=== REQUEST ===
Print the lines beginning with the one that contains "Recreate this image" and ending with the one that contains "2.7, 1.2, 1.2, 4.6, 1.7, 3.0, 0, 0, 0.6, 2.1, 1.2];", exactly, both included, and no other lines.

=== RECORDED DATA ===
..............................

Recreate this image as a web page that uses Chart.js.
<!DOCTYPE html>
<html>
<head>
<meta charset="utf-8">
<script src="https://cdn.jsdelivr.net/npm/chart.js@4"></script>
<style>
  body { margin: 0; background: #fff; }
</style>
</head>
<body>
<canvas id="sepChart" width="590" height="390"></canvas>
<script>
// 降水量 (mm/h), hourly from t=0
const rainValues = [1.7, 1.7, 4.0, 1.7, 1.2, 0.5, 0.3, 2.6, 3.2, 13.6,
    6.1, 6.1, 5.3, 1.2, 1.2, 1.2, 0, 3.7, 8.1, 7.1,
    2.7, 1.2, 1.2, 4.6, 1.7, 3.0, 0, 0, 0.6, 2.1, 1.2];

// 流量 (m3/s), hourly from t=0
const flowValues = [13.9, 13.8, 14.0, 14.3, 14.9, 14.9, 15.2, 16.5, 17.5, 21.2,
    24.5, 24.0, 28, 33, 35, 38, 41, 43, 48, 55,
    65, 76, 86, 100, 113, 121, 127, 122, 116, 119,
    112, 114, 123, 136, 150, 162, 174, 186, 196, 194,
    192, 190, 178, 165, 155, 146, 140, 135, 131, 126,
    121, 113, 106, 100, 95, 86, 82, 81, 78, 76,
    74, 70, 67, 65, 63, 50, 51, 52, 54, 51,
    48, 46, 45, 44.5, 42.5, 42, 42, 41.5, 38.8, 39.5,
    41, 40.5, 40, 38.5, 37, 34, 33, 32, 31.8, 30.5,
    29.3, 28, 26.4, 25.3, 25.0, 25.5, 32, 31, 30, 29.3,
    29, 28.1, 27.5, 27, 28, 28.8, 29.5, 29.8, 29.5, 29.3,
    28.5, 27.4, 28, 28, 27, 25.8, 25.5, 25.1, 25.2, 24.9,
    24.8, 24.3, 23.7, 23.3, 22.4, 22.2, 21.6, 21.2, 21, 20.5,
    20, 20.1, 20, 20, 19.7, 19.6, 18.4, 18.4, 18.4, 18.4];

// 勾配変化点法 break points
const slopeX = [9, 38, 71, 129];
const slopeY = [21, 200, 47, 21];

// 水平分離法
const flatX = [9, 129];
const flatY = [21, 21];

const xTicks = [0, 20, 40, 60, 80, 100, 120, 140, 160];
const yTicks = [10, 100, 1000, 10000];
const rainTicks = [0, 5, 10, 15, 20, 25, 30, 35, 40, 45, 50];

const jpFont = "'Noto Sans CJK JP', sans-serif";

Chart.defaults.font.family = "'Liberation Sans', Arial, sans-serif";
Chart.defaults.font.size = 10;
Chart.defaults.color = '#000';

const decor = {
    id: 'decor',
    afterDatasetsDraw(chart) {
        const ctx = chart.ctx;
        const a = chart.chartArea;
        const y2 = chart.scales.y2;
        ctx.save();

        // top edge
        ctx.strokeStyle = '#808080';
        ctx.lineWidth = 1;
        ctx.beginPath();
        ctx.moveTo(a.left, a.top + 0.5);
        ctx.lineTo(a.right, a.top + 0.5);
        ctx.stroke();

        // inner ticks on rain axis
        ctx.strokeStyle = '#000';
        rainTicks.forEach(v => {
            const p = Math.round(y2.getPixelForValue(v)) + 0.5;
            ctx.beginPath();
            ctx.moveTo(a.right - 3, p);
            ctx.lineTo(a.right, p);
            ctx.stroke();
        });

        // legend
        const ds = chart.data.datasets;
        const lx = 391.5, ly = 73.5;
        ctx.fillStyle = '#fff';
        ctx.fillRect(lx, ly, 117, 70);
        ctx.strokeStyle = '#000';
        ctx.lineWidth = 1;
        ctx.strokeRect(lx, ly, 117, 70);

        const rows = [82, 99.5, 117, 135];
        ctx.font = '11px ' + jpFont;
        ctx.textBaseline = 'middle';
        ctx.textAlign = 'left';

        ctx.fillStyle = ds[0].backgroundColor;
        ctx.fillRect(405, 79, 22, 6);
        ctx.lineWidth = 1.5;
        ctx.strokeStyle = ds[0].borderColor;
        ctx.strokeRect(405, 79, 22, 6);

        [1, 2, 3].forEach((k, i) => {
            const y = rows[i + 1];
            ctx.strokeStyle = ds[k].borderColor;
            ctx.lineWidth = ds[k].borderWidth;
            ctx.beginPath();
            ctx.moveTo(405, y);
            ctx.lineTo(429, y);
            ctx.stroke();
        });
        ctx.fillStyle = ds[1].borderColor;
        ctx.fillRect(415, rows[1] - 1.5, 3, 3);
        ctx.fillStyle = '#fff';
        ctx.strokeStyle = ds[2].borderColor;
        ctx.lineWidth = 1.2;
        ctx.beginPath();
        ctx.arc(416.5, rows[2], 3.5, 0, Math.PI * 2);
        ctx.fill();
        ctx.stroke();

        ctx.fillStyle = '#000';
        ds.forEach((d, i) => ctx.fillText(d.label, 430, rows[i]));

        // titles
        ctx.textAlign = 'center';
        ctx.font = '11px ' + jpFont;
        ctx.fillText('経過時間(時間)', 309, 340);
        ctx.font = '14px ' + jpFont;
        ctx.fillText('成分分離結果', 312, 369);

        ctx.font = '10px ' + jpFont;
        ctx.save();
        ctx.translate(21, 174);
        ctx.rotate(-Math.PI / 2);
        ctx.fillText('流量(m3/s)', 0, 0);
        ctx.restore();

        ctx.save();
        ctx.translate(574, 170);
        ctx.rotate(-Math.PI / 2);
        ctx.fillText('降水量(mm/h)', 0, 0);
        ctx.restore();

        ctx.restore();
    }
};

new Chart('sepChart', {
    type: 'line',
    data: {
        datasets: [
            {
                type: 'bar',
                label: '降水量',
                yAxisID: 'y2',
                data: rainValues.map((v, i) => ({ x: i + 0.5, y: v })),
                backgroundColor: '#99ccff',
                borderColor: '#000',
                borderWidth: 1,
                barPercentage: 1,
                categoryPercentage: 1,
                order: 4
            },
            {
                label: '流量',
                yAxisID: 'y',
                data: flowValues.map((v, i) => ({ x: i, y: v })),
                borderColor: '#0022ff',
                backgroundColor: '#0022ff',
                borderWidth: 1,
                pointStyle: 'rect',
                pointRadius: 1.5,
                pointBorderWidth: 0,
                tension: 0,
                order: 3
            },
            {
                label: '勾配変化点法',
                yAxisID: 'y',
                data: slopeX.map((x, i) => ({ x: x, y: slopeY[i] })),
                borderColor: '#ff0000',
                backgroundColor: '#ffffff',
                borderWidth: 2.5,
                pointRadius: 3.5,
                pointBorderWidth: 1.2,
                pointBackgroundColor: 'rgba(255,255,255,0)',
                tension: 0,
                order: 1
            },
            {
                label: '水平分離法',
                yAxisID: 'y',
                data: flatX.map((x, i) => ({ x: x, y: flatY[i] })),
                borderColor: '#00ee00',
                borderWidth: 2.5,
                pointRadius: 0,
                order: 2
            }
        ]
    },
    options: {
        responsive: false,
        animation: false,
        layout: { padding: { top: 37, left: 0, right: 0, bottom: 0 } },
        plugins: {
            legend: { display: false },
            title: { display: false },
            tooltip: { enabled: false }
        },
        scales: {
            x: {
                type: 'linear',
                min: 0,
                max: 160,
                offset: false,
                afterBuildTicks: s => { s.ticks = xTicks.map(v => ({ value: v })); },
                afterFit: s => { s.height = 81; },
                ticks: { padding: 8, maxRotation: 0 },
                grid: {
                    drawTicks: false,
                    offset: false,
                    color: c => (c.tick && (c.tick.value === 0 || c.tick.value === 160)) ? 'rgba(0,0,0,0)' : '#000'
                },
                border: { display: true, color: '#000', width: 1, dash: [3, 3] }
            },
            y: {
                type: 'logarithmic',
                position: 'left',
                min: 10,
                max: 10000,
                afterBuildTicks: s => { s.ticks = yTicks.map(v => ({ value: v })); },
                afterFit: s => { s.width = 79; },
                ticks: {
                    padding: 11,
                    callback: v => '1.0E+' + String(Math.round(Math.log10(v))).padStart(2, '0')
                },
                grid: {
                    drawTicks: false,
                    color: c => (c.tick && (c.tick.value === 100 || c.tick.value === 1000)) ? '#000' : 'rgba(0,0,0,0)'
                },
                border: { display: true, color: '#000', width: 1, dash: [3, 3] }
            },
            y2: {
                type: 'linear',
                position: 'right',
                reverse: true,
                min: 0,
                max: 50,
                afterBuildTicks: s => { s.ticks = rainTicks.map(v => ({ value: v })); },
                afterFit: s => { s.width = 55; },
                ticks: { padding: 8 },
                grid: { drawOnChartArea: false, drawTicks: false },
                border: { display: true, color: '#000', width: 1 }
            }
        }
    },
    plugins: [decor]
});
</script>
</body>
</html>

..............................

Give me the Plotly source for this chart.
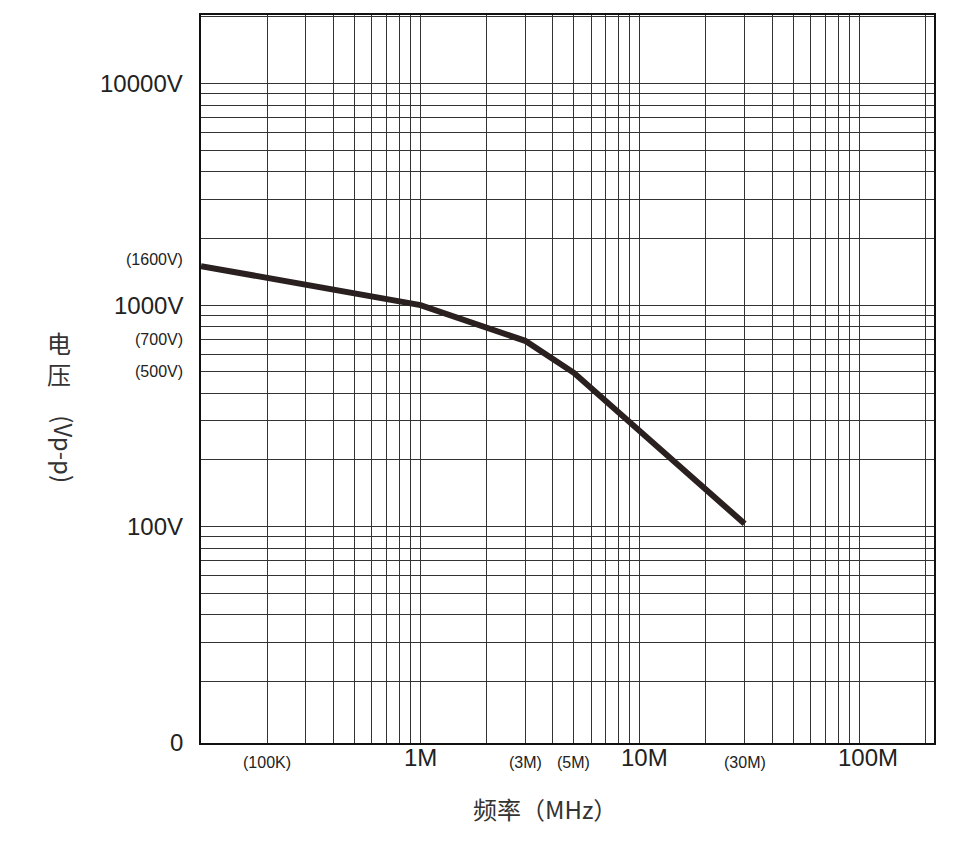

..............................

=== TASK OUTPUT ===
Recreate this image as a web page that uses Chart.js.
<!DOCTYPE html>
<html>
<head>
<meta charset="utf-8">
<script src="https://cdn.jsdelivr.net/npm/chart.js@4"></script>
<style>
  body { margin: 0; background: #fff; }
</style>
</head>
<body>
<canvas id="sepChart" width="590" height="390"></canvas>
<script>
// 降水量 (mm/h), hourly from t=0
const rainValues = [1.7, 1.7, 4.0, 1.7, 1.2, 0.5, 0.3, 2.6, 3.2, 13.6,
    6.1, 6.1, 5.3, 1.2, 1.2, 1.2, 0, 3.7, 8.1, 7.1,
    2.7, 1.2, 1.2, 4.6, 1.7, 3.0, 0, 0, 0.6, 2.1, 1.2];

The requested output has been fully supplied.